Discs having a laminated structure are known in the audio record art. For example, audio records have been produced by laminating transparent plastic outer layers onto a picture mounted onto a central core. Audio records, of course, do not require a conductive outer surface. Japanese patent publications Nos. 53-119017 and 49-114412 suggest a sandwich-type capacitive electronic disc. These publications, however, are not enabling in that they do not disclose a suitable molding composition for such discs, or any specific process parameters of how a suitable disc might be formed.
O'Mara, in U.S. Pat. No. 4,390,487, discloses a method of forming a sandwich-type capacitive electronic disc in which the conductive plastic is injected into a compression mold and a nonconductive core material injected inside the conductive material to form a layered preform which is compression molded to form a multilayered capacitive electronic disc. Discs made by this process contain up to about 70 percent by weight of nonconductive material.
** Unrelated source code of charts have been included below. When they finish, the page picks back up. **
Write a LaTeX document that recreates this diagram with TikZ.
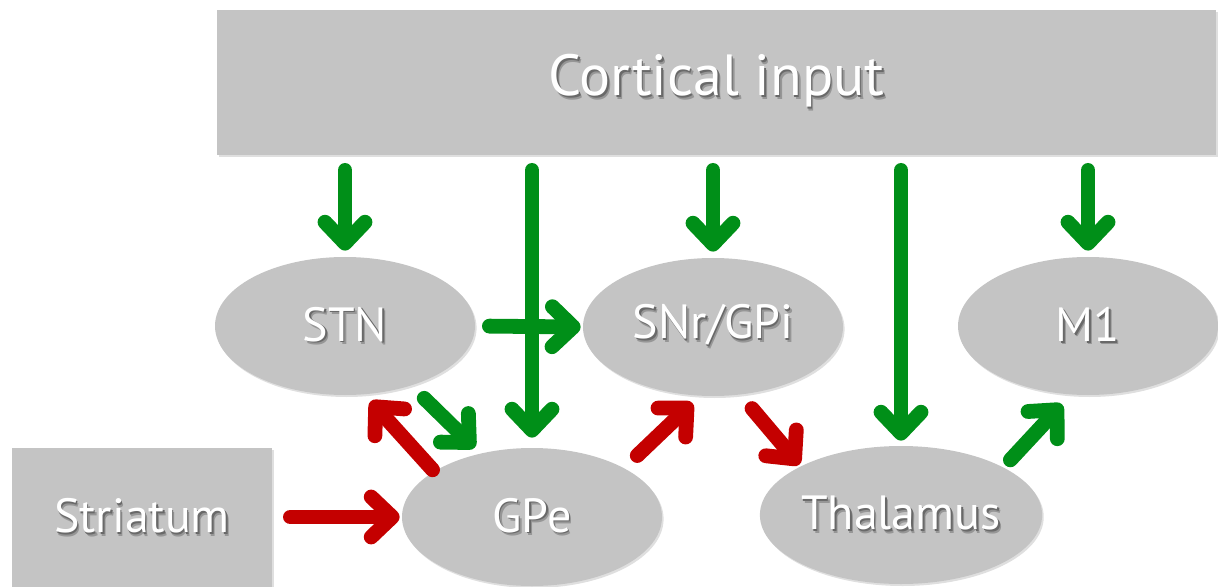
\documentclass[tikz,border=0pt]{standalone}
\usepackage{fontspec}
\setmainfont{PT Sans}
\usetikzlibrary{arrows.meta,shadows,shapes.geometric}
\definecolor{boxgray}{RGB}{196,196,196}
\definecolor{arrgreen}{RGB}{0,143,24}
\definecolor{arrred}{RGB}{196,0,0}
\definecolor{shadA}{RGB}{105,105,105}
\definecolor{shadB}{RGB}{150,150,150}
\newcommand\shtext[1]{\makebox[0pt][l]{\hspace{1.4pt}\raisebox{-1.8pt}{\textcolor{shadB}{#1}}}\makebox[0pt][l]{\hspace{0.7pt}\raisebox{-0.9pt}{\textcolor{shadA}{#1}}}#1}
\tikzset{
  region/.style={fill=boxgray, draw=none, inner sep=0pt, text=white, font=\fontsize{24}{28}\selectfont,
    drop shadow={shadow xshift=0.8pt, shadow yshift=-1pt, opacity=0.25}},
  boxnode/.style={region, rectangle},
  nucleus/.style={region, ellipse, minimum width=130pt, minimum height=69pt},
  link/.style={line width=7.4pt, line cap=round, -{Straight Barb[length=10.5pt,width=20pt,round]}},
  glink/.style={link, draw=arrgreen},
  rlink/.style={link, draw=arrred},
}
\begin{document}
\begin{tikzpicture}[x=0.5pt, y=-0.5pt]
\useasboundingbox (0,0) rectangle (1218,587);
% boxes
\node[boxnode, minimum width=499.5pt, minimum height=72.5pt, font=\fontsize{29}{34}\selectfont] (cort) at (716.5,82.5) {\shtext{Cortical input}};
\node[boxnode, minimum width=130pt, minimum height=69.5pt] (stri) at (142,517.5) {\shtext{Striatum}};
% nuclei
\node[nucleus] (stn) at (345,326) {\shtext{STN}};
\node[nucleus] (snr) at (713,327) {\shtext{SNr/GPi}};
\node[nucleus] (m1) at (1088,326) {\shtext{M1}};
\node[nucleus] (gpe) at (532,517) {\shtext{GPe}};
\node[nucleus] (thal) at (901,515) {\shtext{Thalamus}};
% cortical projections
\draw[glink, shorten <=7.5pt, shorten >=3pt] (cort.south -| stn.north) -- (stn.north);
\draw[glink, shorten <=7.5pt, shorten >=5pt] (cort.south -| gpe.north) -- (gpe.north);
\draw[glink, shorten <=7.5pt, shorten >=3pt] (cort.south -| snr.north) -- (snr.north);
\draw[glink, shorten <=7.5pt, shorten >=2.5pt] (cort.south -| thal.north) -- (thal.north);
\draw[glink, shorten <=7.5pt, shorten >=3pt] (cort.south -| m1.north) -- (m1.north);
% internal connections
\draw[glink, shorten <=7pt, shorten >=1pt] (stn.east) -- (snr.west);
\draw[glink, shorten <=9pt, shorten >=4pt] (stn.-42.7) -- (gpe.129.8);
\draw[rlink, shorten <=1pt, shorten >=4.5pt] (gpe.155) -- (stn.-74);
\draw[rlink, shorten <=9pt, shorten >=1pt] (stri.east |- gpe.west) -- (gpe.west);
\draw[rlink, shorten <=9pt, shorten >=5pt] (gpe.28.6) -- (snr.-101.6);
\draw[rlink, shorten <=9pt, shorten >=1pt] (snr.-68.2) -- (thal.154.6);
\draw[glink, shorten <=5pt, shorten >=6.5pt] (thal.25.9) -- (m1.-104.5);
\end{tikzpicture}
\end{document}
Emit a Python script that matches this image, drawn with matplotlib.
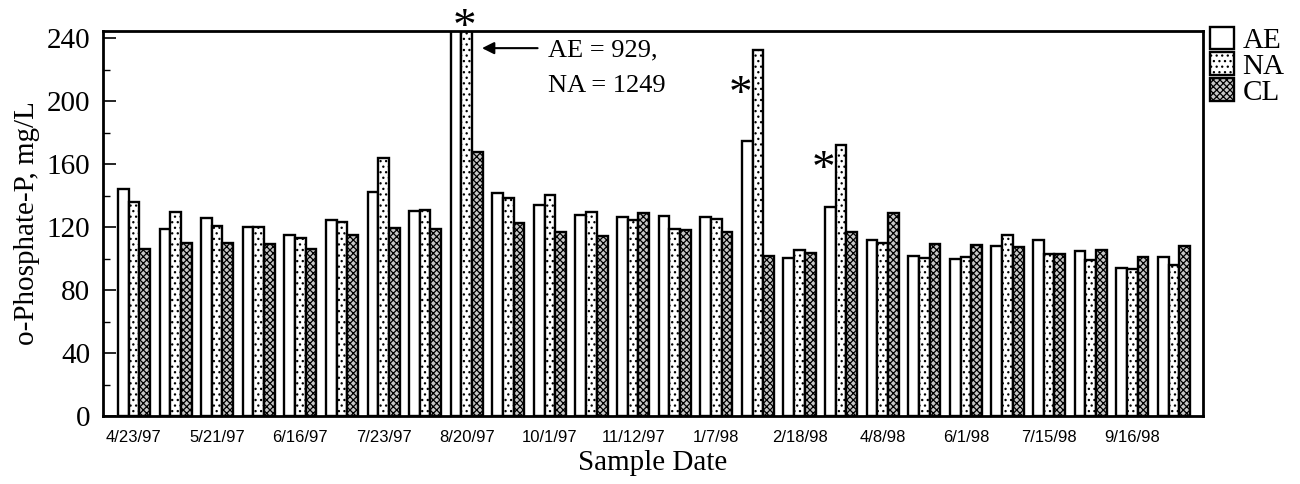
import matplotlib
matplotlib.use("Agg")
import matplotlib.pyplot as plt
import numpy as np
from matplotlib.patches import Patch
from matplotlib.ticker import MultipleLocator

plt.rcParams['hatch.linewidth'] = 0.9

# ---- data ----
tick_labels = ["4/23/97", "", "5/21/97", "", "6/16/97", "", "7/23/97", "",
               "8/20/97", "", "10/1/97", "", "11/12/97", "", "1/7/98", "",
               "2/18/98", "", "4/8/98", "", "6/1/98", "", "7/15/98", "",
               "9/16/98", ""]
ae = [144, 118.5, 125.7, 120, 115, 124.7, 142, 130, 929, 141.8, 134.2, 127.8, 126.6,
      127, 126.2, 174.8, 100.1, 132.7, 111.7, 101.8, 99.5, 107.9, 111.7, 104.8, 94.2, 101]
na = [135.6, 129.7, 120.8, 120, 112.8, 123, 164, 130.6, 1249, 138.4, 140.1, 129.5, 124.7,
      118.5, 125.3, 232.2, 105.6, 172, 109.6, 100.1, 100.7, 114.7, 102.7, 98.9, 93.3, 95.9]
cl = [106, 110, 110, 109.2, 105.8, 115, 119.4, 118.7, 167.8, 122.7, 116.6, 114.1, 129.1,
      117.9, 116.8, 101.4, 103.7, 116.6, 129.1, 109.4, 108.6, 107.1, 102.7, 105.2, 101.2, 107.9]
series_names = ["AE", "NA", "CL"]

serif = ['Liberation Serif', 'DejaVu Serif']

fig = plt.figure(figsize=(13, 4.84), dpi=100)
ax = fig.add_axes([0.0792, 0.1405, 0.8462, 0.7955])

x = np.arange(len(ae))
w = 0.257
styles = [dict(facecolor='white', hatch=None),
          dict(facecolor='white', hatch='...'),
          dict(facecolor='#c8c8c8', hatch='xxxxx')]
for k, vals in enumerate([ae, na, cl]):
    ax.bar(x + (k - 1) * w, vals, width=w, edgecolor='black', linewidth=1.7,
           **styles[k])

ax.set_xlim(-0.745, 25.7)
ax.set_ylim(0, 244.5)
ax.yaxis.set_major_locator(MultipleLocator(40))
ax.yaxis.set_minor_locator(MultipleLocator(20))
ax.tick_params(axis='y', which='major', direction='in', length=9, width=1.2,
               labelsize=21, pad=9)
ax.tick_params(axis='y', which='minor', direction='in', length=5, width=1.0)
ax.set_xticks(x)
ax.set_xticklabels(tick_labels, fontsize=12, family=['Liberation Sans', 'DejaVu Sans'])
ax.tick_params(axis='x', length=0, pad=10)
for lab in ax.get_yticklabels():
    lab.set_family(serif)
for sp in ax.spines.values():
    sp.set_linewidth(2.0)

ax.set_ylabel("o-Phosphate-P, mg/L", fontsize=21, family=serif, labelpad=5)
ax.set_xlabel("Sample Date", fontsize=21, family=serif, labelpad=4)

# asterisks
ax.text(8 - 0.05, 246, "*", fontsize=34, family=serif, ha='center', va='center',
        clip_on=False)
for g, yv in [(15, 203.5), (17, 155.5)]:
    ax.text(g - 0.43, yv, "*", fontsize=34, family=serif, ha='center', va='center')

# annotation
ax.annotate("", xy=(8.30, 233.6), xytext=(9.77, 233.6),
            arrowprops=dict(arrowstyle='-|>', color='black', lw=1.5,
                            mutation_scale=18))
ax.text(9.96, 232.4, "AE = 929,", fontsize=19, family=serif, ha='left', va='center')
ax.text(9.96, 209.5, "NA = 1249", fontsize=19, family=serif, ha='left', va='center')

handles = [Patch(edgecolor='black', linewidth=1.7, label=n, **styles[k])
           for k, n in enumerate(series_names)]
fig.legend(handles=handles, loc='upper left', bbox_to_anchor=(0.931, 0.945),
           frameon=False, prop={'family': serif, 'size': 21},
           handlelength=0.8, handleheight=0.8, handletextpad=0.3,
           labelspacing=-0.05, borderpad=0, borderaxespad=0)

fig.savefig("out.png", dpi=100)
Ruda, in copending U.S. patent application Ser. No. 522,332, filed Aug. 11, 1983, discloses a sandwich-type capacitive electronic disc having conductive layers which are thin in comparison to those in a disc prepared according to O'Mara. In Ruda, the conductive plastic composition is formed into sheets about 2 to 30 mils thick by passing between rollers in commercial calendering equipment or in a two-roll mill. Sandwich discs are formed by compression molding a plastic core between two such sheets. The core is comprised of a conventional audio record formulation. The conductive composition is, in essence, that described by Martin et al.
In accordance with this invention, a method has been provided to prepare unique sandwich-type capacitive electronic discs which method is advantageous over previous methodologies.